>> Start

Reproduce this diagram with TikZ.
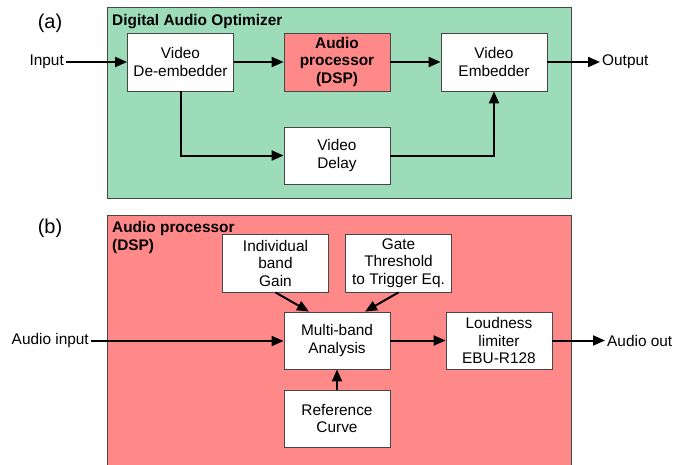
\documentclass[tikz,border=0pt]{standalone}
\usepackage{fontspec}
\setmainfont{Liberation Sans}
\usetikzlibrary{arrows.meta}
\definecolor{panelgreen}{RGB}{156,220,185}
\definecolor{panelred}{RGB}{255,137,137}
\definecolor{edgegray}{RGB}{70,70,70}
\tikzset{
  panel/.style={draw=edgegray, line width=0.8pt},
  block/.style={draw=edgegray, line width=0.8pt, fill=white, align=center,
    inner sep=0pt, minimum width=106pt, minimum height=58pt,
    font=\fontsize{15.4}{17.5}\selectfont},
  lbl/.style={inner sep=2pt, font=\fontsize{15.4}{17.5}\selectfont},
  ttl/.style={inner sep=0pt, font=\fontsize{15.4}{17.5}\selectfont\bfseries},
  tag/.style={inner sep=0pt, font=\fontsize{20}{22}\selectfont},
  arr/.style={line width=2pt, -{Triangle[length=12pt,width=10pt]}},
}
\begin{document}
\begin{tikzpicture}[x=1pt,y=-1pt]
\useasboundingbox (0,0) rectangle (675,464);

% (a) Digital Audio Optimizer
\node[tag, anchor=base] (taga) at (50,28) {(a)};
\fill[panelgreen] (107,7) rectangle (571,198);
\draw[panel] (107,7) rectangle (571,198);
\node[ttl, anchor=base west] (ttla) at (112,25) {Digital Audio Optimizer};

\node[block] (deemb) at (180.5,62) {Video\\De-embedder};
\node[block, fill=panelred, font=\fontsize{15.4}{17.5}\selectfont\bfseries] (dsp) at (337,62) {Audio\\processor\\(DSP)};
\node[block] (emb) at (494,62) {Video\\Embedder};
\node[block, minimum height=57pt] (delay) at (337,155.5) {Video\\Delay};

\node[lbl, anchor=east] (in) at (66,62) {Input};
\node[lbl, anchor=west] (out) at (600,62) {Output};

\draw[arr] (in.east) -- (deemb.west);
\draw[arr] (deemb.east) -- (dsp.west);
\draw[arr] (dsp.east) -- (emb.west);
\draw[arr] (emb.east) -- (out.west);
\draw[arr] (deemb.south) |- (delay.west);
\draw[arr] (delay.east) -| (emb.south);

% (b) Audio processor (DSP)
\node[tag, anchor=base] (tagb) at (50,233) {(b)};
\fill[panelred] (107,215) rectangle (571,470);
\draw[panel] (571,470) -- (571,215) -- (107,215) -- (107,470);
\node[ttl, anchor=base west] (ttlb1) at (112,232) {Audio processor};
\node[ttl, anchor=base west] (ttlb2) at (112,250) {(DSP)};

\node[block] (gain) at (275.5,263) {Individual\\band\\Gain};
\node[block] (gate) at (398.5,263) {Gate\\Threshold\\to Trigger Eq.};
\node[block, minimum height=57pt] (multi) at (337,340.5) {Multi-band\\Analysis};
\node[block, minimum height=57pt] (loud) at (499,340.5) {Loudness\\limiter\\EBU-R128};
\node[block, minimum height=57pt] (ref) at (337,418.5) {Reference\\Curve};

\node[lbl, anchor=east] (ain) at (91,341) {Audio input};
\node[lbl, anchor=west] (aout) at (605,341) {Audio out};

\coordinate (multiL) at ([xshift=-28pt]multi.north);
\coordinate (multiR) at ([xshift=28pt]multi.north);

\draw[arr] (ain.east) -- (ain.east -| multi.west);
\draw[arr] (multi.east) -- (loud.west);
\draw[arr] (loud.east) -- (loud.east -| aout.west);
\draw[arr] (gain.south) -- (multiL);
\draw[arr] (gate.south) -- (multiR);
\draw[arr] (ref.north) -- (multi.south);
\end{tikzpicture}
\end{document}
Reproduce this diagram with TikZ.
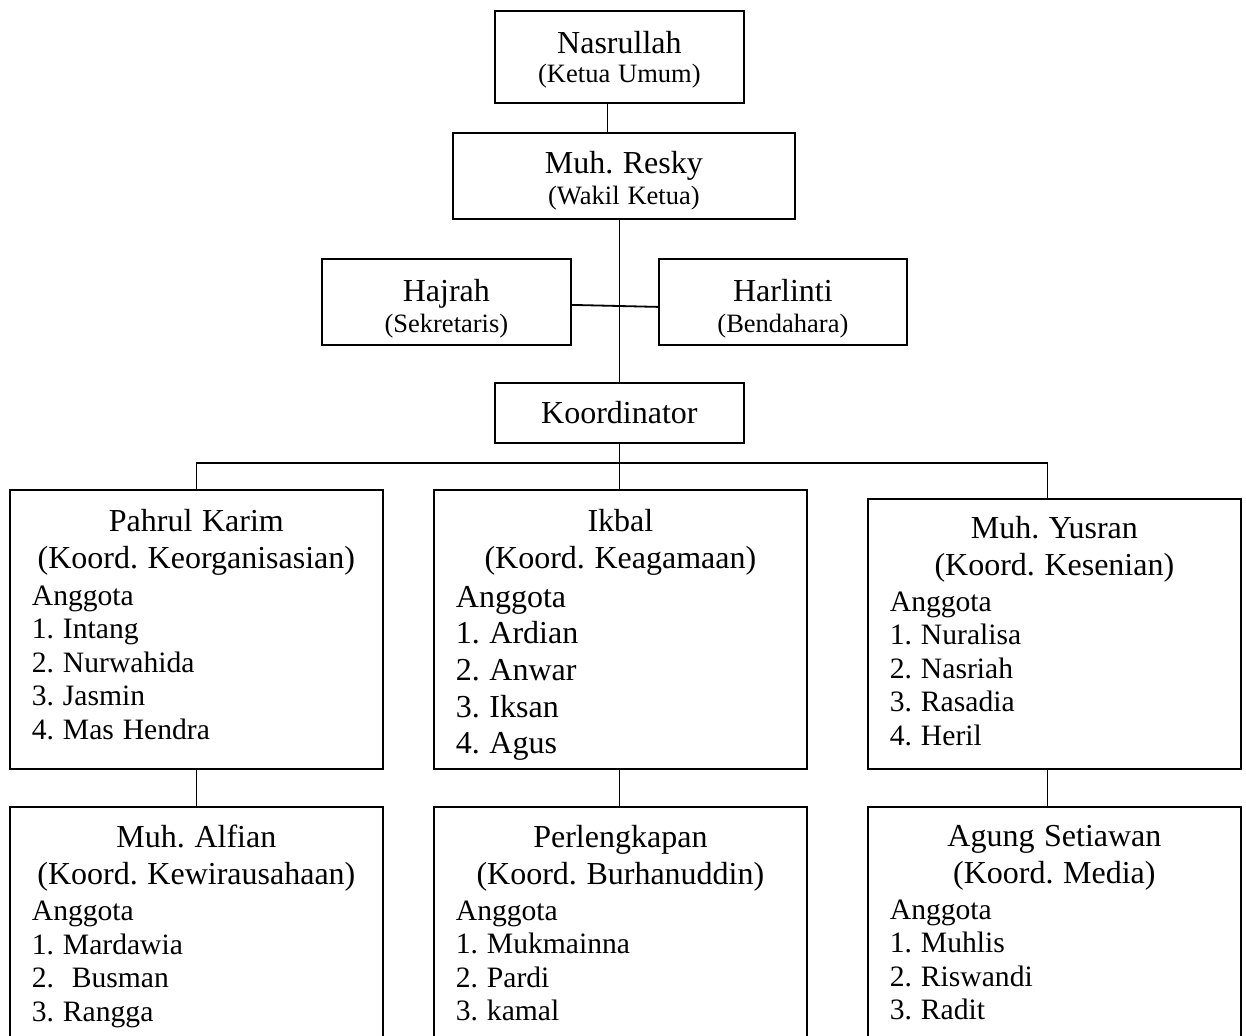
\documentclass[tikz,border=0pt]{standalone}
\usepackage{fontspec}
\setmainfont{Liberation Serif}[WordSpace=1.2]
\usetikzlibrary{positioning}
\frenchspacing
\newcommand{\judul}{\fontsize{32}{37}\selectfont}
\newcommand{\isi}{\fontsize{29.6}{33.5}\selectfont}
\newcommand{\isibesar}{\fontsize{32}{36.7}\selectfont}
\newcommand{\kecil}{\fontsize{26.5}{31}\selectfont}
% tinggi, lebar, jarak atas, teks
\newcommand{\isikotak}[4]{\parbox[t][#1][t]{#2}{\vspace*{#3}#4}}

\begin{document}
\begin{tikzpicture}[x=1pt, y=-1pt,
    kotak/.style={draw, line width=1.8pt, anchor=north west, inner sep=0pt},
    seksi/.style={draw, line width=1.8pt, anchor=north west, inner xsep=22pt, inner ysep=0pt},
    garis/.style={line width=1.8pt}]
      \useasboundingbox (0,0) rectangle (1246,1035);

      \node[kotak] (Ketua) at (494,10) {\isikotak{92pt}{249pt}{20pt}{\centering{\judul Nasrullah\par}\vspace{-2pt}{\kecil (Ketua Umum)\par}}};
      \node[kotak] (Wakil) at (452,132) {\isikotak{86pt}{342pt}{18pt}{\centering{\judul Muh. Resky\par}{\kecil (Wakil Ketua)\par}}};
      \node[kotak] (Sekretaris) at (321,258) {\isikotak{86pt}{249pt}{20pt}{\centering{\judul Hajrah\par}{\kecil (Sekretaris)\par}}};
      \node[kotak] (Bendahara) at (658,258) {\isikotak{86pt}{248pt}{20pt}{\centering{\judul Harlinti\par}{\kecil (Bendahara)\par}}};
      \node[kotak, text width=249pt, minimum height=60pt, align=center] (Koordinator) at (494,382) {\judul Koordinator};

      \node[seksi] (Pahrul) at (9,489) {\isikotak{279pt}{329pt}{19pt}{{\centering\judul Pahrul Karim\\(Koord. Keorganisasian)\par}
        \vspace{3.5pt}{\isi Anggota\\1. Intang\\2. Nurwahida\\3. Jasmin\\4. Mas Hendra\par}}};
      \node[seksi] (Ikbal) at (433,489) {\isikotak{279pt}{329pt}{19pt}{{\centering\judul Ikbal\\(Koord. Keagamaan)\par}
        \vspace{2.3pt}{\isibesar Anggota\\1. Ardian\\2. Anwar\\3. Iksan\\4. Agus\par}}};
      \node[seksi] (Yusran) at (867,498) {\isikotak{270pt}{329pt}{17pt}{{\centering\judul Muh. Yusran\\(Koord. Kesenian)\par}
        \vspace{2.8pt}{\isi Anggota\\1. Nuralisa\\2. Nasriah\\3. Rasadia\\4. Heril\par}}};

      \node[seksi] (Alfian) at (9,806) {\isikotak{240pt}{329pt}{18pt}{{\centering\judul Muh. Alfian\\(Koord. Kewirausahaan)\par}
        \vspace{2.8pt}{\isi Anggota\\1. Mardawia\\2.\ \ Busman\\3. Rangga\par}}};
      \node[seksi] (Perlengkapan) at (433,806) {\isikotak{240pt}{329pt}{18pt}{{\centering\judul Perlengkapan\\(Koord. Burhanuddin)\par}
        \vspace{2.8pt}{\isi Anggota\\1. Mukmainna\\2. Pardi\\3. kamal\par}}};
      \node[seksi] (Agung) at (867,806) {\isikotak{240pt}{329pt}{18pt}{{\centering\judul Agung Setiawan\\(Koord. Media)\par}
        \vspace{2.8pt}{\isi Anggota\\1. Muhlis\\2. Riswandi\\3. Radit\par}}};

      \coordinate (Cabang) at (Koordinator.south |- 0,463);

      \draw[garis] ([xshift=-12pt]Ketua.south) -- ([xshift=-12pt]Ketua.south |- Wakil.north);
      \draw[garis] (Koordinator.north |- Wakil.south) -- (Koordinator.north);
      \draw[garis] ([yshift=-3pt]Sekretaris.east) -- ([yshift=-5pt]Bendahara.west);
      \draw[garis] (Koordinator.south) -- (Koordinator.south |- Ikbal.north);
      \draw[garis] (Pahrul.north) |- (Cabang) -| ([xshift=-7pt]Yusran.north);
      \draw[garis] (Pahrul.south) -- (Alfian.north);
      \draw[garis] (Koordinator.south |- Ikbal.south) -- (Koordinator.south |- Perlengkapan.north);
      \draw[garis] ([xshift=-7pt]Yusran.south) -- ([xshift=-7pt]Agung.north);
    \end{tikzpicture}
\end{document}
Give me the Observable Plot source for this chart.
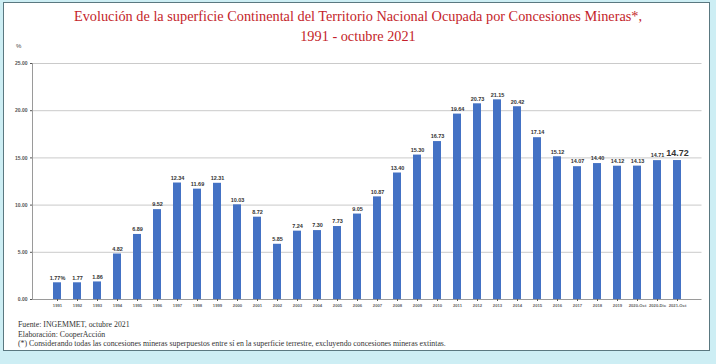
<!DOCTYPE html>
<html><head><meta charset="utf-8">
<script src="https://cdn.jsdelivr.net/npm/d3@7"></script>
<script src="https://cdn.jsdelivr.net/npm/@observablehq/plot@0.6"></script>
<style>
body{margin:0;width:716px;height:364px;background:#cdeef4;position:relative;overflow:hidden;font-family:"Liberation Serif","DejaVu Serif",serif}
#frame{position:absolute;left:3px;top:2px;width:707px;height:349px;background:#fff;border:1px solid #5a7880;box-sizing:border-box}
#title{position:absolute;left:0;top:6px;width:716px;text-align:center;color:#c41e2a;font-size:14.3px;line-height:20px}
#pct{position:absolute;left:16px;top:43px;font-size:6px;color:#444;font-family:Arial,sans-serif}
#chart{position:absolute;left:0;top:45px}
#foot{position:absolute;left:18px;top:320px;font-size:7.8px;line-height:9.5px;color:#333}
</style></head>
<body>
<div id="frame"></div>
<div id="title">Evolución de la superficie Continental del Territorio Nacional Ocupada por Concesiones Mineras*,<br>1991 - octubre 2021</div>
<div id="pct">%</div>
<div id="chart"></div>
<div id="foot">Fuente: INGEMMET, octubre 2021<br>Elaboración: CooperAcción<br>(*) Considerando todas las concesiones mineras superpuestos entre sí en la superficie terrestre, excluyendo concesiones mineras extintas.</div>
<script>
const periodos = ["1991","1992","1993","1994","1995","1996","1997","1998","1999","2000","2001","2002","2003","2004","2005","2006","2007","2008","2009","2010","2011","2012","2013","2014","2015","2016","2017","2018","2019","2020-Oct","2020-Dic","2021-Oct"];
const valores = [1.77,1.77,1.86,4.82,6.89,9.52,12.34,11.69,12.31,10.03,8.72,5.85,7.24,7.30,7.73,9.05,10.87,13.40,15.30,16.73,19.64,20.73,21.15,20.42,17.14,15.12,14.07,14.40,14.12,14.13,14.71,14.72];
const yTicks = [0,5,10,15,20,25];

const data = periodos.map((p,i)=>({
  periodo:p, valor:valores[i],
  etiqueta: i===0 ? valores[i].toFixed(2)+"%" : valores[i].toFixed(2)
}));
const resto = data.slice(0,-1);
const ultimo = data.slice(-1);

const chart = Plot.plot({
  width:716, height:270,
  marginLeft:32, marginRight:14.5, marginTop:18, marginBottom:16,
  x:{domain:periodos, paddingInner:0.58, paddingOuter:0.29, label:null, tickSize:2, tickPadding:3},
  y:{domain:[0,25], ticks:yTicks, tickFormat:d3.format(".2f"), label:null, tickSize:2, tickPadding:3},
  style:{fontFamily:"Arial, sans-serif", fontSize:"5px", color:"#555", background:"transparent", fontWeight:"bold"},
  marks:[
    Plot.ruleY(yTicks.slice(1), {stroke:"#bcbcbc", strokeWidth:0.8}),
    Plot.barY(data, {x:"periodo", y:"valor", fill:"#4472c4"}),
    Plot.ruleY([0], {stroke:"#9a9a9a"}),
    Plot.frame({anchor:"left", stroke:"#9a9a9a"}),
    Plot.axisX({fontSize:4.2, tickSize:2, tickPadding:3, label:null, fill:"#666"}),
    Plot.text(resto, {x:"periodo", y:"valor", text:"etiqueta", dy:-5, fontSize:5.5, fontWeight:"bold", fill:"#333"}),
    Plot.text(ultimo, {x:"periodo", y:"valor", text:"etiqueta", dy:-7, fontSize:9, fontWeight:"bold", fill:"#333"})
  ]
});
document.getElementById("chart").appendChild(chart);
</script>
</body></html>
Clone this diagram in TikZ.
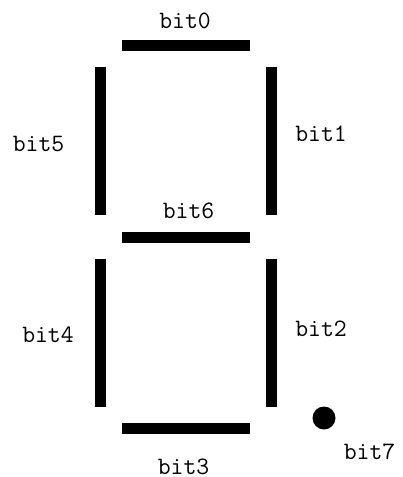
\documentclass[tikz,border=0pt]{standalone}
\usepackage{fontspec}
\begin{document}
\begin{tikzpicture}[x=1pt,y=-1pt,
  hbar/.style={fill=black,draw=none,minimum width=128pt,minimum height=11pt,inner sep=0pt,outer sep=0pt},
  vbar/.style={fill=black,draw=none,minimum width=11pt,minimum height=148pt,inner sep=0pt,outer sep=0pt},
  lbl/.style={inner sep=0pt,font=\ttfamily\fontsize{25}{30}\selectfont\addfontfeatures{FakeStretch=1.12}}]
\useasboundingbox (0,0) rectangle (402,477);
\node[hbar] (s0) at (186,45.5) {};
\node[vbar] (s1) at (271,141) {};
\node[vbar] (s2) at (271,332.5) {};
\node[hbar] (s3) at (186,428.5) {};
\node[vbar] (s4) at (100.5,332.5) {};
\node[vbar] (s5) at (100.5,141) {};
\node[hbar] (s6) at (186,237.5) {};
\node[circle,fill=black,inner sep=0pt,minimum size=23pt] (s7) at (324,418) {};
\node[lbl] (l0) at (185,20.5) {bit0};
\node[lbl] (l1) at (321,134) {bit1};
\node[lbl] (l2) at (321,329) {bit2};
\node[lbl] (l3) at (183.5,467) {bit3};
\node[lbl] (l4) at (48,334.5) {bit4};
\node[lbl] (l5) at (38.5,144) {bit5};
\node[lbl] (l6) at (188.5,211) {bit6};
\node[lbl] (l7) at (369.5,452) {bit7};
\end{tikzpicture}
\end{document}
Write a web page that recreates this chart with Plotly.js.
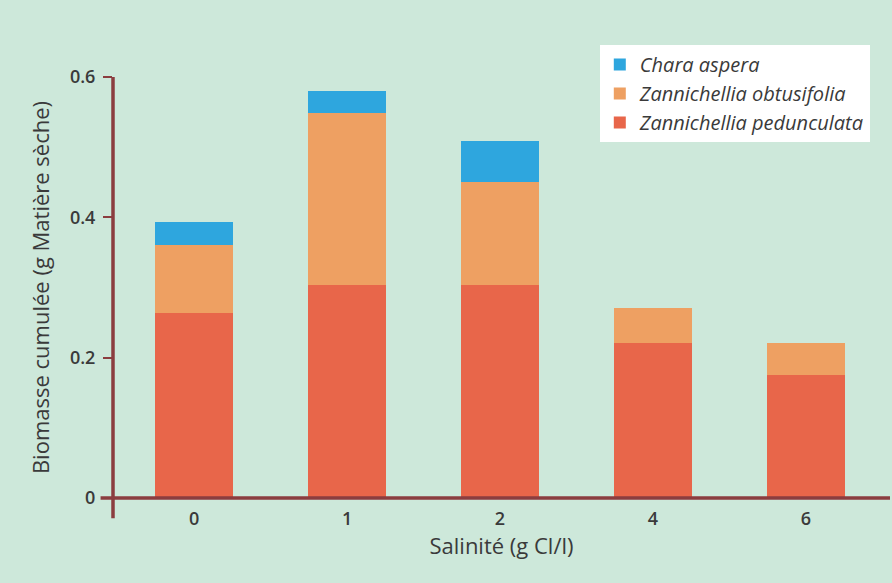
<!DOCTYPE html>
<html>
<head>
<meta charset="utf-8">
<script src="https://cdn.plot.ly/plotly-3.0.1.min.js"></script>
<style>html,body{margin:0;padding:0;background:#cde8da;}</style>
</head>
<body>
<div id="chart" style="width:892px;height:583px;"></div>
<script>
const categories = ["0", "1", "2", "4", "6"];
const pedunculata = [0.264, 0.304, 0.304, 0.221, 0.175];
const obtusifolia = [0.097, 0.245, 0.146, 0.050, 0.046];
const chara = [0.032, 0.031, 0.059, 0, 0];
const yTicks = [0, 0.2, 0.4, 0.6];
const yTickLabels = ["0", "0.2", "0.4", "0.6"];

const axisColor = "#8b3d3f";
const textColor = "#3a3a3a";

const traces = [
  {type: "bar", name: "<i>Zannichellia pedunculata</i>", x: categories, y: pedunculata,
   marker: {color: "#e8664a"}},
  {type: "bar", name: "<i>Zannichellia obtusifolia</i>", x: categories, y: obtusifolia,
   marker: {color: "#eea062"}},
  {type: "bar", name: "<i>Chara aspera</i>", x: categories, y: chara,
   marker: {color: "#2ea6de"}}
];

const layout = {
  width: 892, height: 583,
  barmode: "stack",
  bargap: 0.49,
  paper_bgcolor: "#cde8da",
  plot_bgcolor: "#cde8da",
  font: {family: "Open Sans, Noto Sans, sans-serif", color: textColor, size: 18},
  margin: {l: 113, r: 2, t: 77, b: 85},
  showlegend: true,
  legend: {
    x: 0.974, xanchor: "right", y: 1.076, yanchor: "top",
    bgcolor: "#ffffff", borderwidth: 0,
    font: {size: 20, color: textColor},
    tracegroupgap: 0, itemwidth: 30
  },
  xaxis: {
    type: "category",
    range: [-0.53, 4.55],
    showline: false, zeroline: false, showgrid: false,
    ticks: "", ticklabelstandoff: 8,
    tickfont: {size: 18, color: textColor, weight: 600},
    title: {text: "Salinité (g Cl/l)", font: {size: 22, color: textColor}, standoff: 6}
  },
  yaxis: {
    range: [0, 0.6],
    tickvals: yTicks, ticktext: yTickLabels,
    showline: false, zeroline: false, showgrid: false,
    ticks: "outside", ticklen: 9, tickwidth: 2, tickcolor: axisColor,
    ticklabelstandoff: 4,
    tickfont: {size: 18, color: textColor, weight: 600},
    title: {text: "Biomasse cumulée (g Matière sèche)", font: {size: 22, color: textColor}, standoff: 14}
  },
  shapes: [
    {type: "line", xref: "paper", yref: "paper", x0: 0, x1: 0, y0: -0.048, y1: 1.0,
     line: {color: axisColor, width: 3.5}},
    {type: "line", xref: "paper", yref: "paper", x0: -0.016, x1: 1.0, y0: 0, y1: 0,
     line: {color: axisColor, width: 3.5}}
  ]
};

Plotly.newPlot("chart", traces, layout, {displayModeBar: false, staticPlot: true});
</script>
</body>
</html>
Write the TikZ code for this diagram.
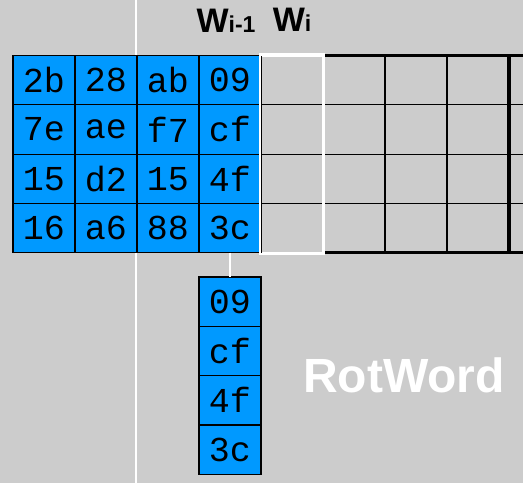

>> End

- EXERCISE REQUIREMENTS
Exactly as written, please give again the lines from the beginning of the listing through the line containing "anchor=base west] (ttlb2)", inclusive, without any pictures.

- SOLUTION TO THIS EXERCISE
Reproduce this diagram with TikZ.
\documentclass[tikz,border=0pt]{standalone}
\usepackage{fontspec}
\setmainfont{Liberation Sans}
\usetikzlibrary{arrows.meta}
\definecolor{panelgreen}{RGB}{156,220,185}
\definecolor{panelred}{RGB}{255,137,137}
\definecolor{edgegray}{RGB}{70,70,70}
\tikzset{
  panel/.style={draw=edgegray, line width=0.8pt},
  block/.style={draw=edgegray, line width=0.8pt, fill=white, align=center,
    inner sep=0pt, minimum width=106pt, minimum height=58pt,
    font=\fontsize{15.4}{17.5}\selectfont},
  lbl/.style={inner sep=2pt, font=\fontsize{15.4}{17.5}\selectfont},
  ttl/.style={inner sep=0pt, font=\fontsize{15.4}{17.5}\selectfont\bfseries},
  tag/.style={inner sep=0pt, font=\fontsize{20}{22}\selectfont},
  arr/.style={line width=2pt, -{Triangle[length=12pt,width=10pt]}},
}
\begin{document}
\begin{tikzpicture}[x=1pt,y=-1pt]
\useasboundingbox (0,0) rectangle (675,464);

% (a) Digital Audio Optimizer
\node[tag, anchor=base] (taga) at (50,28) {(a)};
\fill[panelgreen] (107,7) rectangle (571,198);
\draw[panel] (107,7) rectangle (571,198);
\node[ttl, anchor=base west] (ttla) at (112,25) {Digital Audio Optimizer};

\node[block] (deemb) at (180.5,62) {Video\\De-embedder};
\node[block, fill=panelred, font=\fontsize{15.4}{17.5}\selectfont\bfseries] (dsp) at (337,62) {Audio\\processor\\(DSP)};
\node[block] (emb) at (494,62) {Video\\Embedder};
\node[block, minimum height=57pt] (delay) at (337,155.5) {Video\\Delay};

\node[lbl, anchor=east] (in) at (66,62) {Input};
\node[lbl, anchor=west] (out) at (600,62) {Output};

\draw[arr] (in.east) -- (deemb.west);
\draw[arr] (deemb.east) -- (dsp.west);
\draw[arr] (dsp.east) -- (emb.west);
\draw[arr] (emb.east) -- (out.west);
\draw[arr] (deemb.south) |- (delay.west);
\draw[arr] (delay.east) -| (emb.south);

% (b) Audio processor (DSP)
\node[tag, anchor=base] (tagb) at (50,233) {(b)};
\fill[panelred] (107,215) rectangle (571,470);
\draw[panel] (571,470) -- (571,215) -- (107,215) -- (107,470);
\node[ttl, anchor=base west] (ttlb1) at (112,232) {Audio processor};
\node[ttl, anchor=base west] (ttlb2) at (112,250) {(DSP)};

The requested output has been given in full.